M.M., L.B., R.L., U.M., J.W., D.R., M.R., K.C., and T.E.S. are employees of, and shareholders in, Inflammatix. P.K. is a shareholder in Inflammatix. The other authors have no conflicts of interest to declare. Certain machine learning architectures and normalization methods have been filed for patent protection by Inflammatix. The study, but not the Stanford ICU Biobank or the Stanford investigators, was funded by Inflammatix. AJR and the Stanford ICU Biobank are funded by NHLBI grant K23 HL125663.

Figures

Fig. 1
Fig. 1. HiCV schematic and results.
a schematic of hierarchical cross-validation (HiCV). The 18 studies (colored bands) of the IMX dataset are initially partitioned (first arrow) into three roughly equal groups of studies or folds. To simulate model selection and external validation, two of the three folds (inner) are grouped (second set of arrows) and used for cross-validation and training with the remaining fold (outer) used as a test set. This procedure is performed three times, once with each of the partitions of the IMX data treated as a test set. bm HiCV analysis of bias/overfitting using 6-GM scores. bd LR, logistic regression; (eg) SVM, support vector machine; (hj) XGBoost, extreme gradient-boosted trees; (km) MLP, multi-layer perceptrons. Each row contains HiCV results for outer folds 1 (b, e, h, k), 2 (c, f, i, l) or 3 (d, g, j, m). The x-axis is the difference between outer fold APA and inner fold CV APA. The blue density plots correspond to this difference for the top 50 models ranked by LOSO CV on the inner fold. Orange density plots show this difference for the top 50 models ranked by 5-fold CV on the inner fold. The vertical dashed line indicates equality between inner fold and outer fold APA (low bias), and density plots closer to this line highlight CV methods that potentially result in classifiers with lower generalization bias. Negative values indicate that inner fold APA was higher than outer fold APA, suggesting overfitting during training.
Fig. 2
Fig. 2. Distribution of IMX-BVN-1 predicted bacterial and viral probabilities in IMX LOSO and Stanford ICU validation.

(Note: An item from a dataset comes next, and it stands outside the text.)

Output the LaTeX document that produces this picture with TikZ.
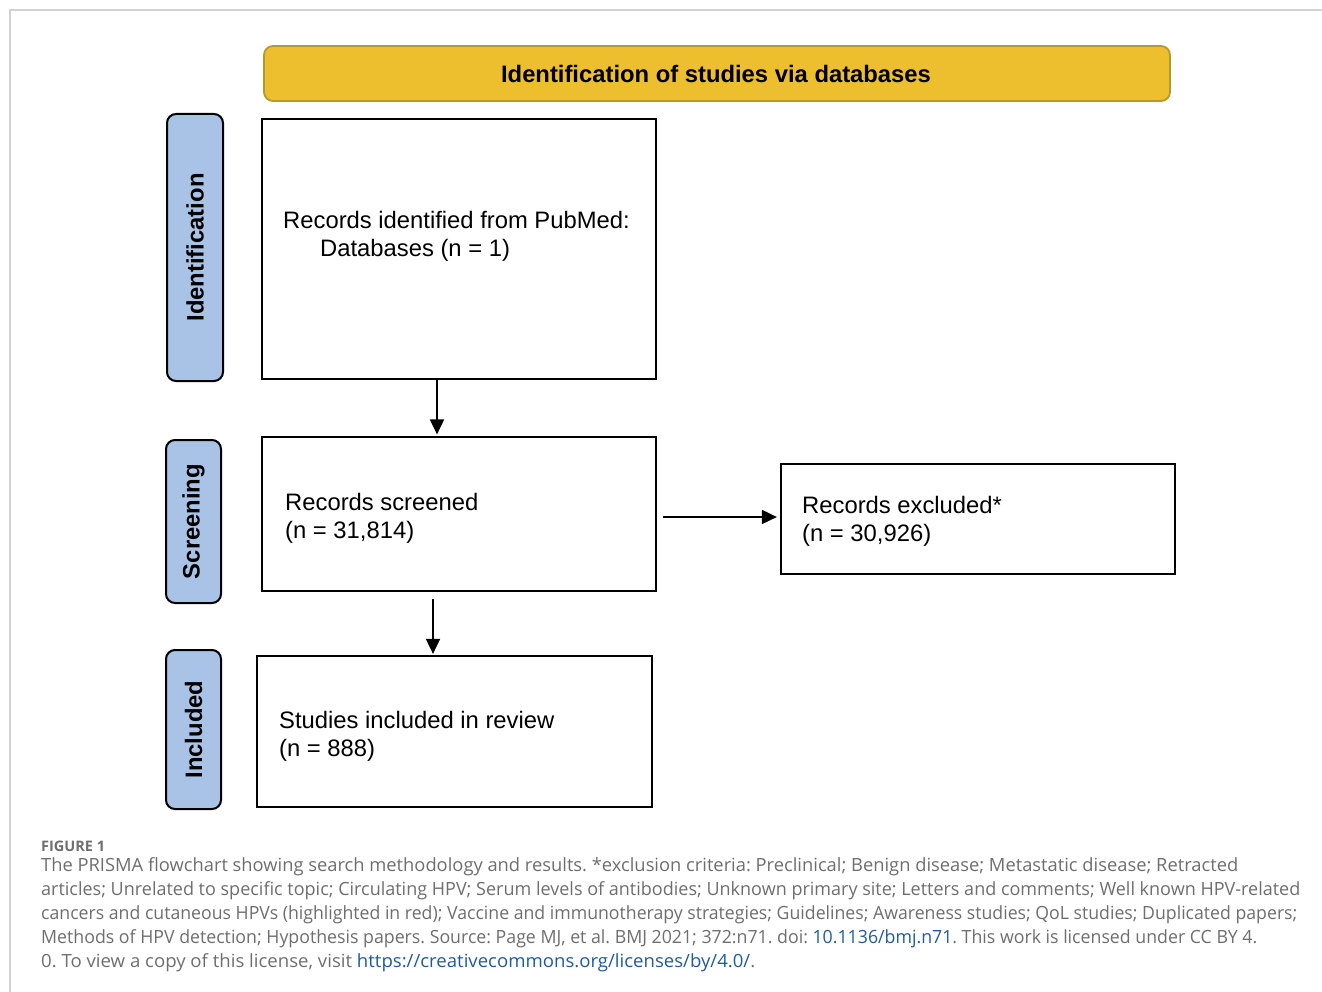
\documentclass[tikz,border=0pt]{standalone}
\usepackage{fontspec}
\setmainfont{Liberation Sans}
\newfontfamily\capfont{Open Sans}
\usetikzlibrary{arrows.meta,calc}
\definecolor{bannerfill}{HTML}{EDBE2D}
\definecolor{bannerdraw}{HTML}{B39A2C}
\definecolor{sidefill}{HTML}{A9C3E6}
\definecolor{framegray}{HTML}{D2D2D2}
\definecolor{captext}{HTML}{6E6E6E}
\definecolor{linkblue}{HTML}{1F5BA0}
\newcommand{\capfit}[2]{\resizebox{#1}{\height}{#2}}
\tikzset{
  box/.style={draw=black, line width=2.2pt, fill=white, inner sep=0pt},
  sidelabel/.style={draw=black, line width=2pt, fill=sidefill, rounded corners=9pt, inner sep=0pt},
  banner/.style={draw=bannerdraw, line width=1.8pt, fill=bannerfill, rounded corners=9pt, inner sep=0pt},
  boxtext/.style={font=\fontsize{23.8}{28}\selectfont, align=left, inner sep=0pt, anchor=west},
  sidetext/.style={font=\fontsize{23.8}{28}\selectfont\bfseries, rotate=90, inner sep=0pt},
  flow/.style={line width=1.8pt, -{Triangle[length=15pt,width=14pt]}},
  capline/.style={font=\capfont\fontsize{18.2}{24}\selectfont\frenchspacing, text=captext, anchor=base west, inner sep=0pt},
}
\begin{document}
\begin{tikzpicture}[x=1pt,y=-1pt]
\useasboundingbox (0,0) rectangle (1322,992);
% frame
\coordinate (fa) at (10,992);
\coordinate (fb) at (10,10);
\coordinate (fc) at (1322,10);
\draw[framegray, line width=1.5pt] (fa) -- (fb) -- (fc);
% banner
\node[banner, minimum width=906pt, minimum height=55pt] (banner) at (717,73.5) {};
\node[font=\fontsize{23.8}{28}\selectfont\bfseries, inner sep=0pt] (title) at (716,74) {Identification of studies via databases};
% side labels
\node[sidelabel, minimum width=56pt, minimum height=267pt] (sid) at (195,247.5) {};
\node[sidetext] (sidt) at (sid.center) {Identification};
\node[sidelabel, minimum width=55pt, minimum height=163pt] (ssc) at (193.5,521.5) {};
\node[sidetext] (ssct) at (ssc.center) {Screening};
\node[sidelabel, minimum width=55pt, minimum height=159pt] (sin) at (193.5,729.5) {};
\node[sidetext] (sint) at (sin.center) {Included};
% boxes
\node[box, minimum width=394pt, minimum height=260pt] (b1) at (459,249) {};
\node[boxtext] (b1t) at (283,236) {Records identified from PubMed:\\\hspace*{37pt}Databases (n = 1)};
\node[box, minimum width=394pt, minimum height=154pt] (b2) at (459,514) {};
\node[boxtext] (b2t) at (285,518.5) {Records screened\\(n = 31,814)};
\node[box, minimum width=394pt, minimum height=110pt] (bx) at (978,519) {};
\node[boxtext] (bxt) at (802,521.5) {Records excluded*\\(n = 30,926)};
\node[box, minimum width=395pt, minimum height=151pt] (b3) at (454.5,731.5) {};
\node[boxtext] (b3t) at (279,736) {Studies included in review\\(n = 888)};
% arrows
\draw[flow] ($(b1.south)+(-22,0)$) -- ($(b2.north)+(-22,-1.5)$);
\draw[flow] ($(b2.south)+(-26,7)$) -- ($(b3.north)+(-21.5,-1)$);
\draw[flow] ($(b2.east)+(6,3)$) -- ($(bx.west)+(-3,-2)$);
% caption
\node[font=\capfont\fontsize{14.5}{16}\selectfont\bfseries, text=captext, anchor=base west, inner sep=0pt] (fig) at (41,851) {FIGURE 1};
\node[capline] (c1) at (41,871) {\capfit{1197pt}{The PRISMA flowchart showing search methodology and results. *exclusion criteria: Preclinical; Benign disease; Metastatic disease; Retracted}};
\node[capline] (c2) at (41,895) {\capfit{1259pt}{articles; Unrelated to specific topic; Circulating HPV; Serum levels of antibodies; Unknown primary site; Letters and comments; Well known HPV-related}};
\node[capline] (c3) at (41,919) {\capfit{1256pt}{cancers and cutaneous HPVs (highlighted in red); Vaccine and immunotherapy strategies; Guidelines; Awareness studies; QoL studies; Duplicated papers;}};
\node[capline] (c4) at (41,943) {\capfit{1216pt}{Methods of HPV detection; Hypothesis papers. Source: Page MJ, et al. BMJ 2021; 372:n71. doi: \textcolor{linkblue}{10.1136/bmj.n71}. This work is licensed under CC BY 4.}};
\node[capline] (c5) at (41,967) {\capfit{714pt}{0. To view a copy of this license, visit \textcolor{linkblue}{https://creativecommons.org/licenses/by/4.0/}.}};
\end{tikzpicture}
\end{document}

a,d Each dot in the scatter plot corresponds to a sample (x-axis: bacterial predicted probability, y-axis: viral predicted probability). The histogram/density plot above the scatter plot shows bacterial probabilities while the plot to the right of the scatter plot shows viral probabilities. The dotted lines indicate cutoffs for the lower and upper quartiles. b, c, e, f Receiver-operating characteristic (ROC) curves for IMX-BVN-1 in IMX (b,c) and Stanford ICU (e,f) data for bacterial-vs-other (b,e) and viral-vs-other (c,f) comparisons. AUC, area under the ROC curve.
Fig. 3
Fig. 3. IMX-BVN-1 predicted probabilities in the Stanford ICU cohort across all clinical adjudication outcomes for bacterial and viral infections.
The gray oval in (a) highlights a small number of patients with low bacterial scores, all of whom received antibiotics and were admitted >36 h prior to enrollment. X-axis categories indicate adjudicated infection status. Open circles indicate admission timing (black/closed ≤ 36 h, white/open >36 h). For each boxplot, the box shows the median and 25th–75th quartile range (IQR), and the whiskers extend to the most extreme data point no further from the box than 1.5 times the IQR. Adj., adjudication; Micro., microbiology.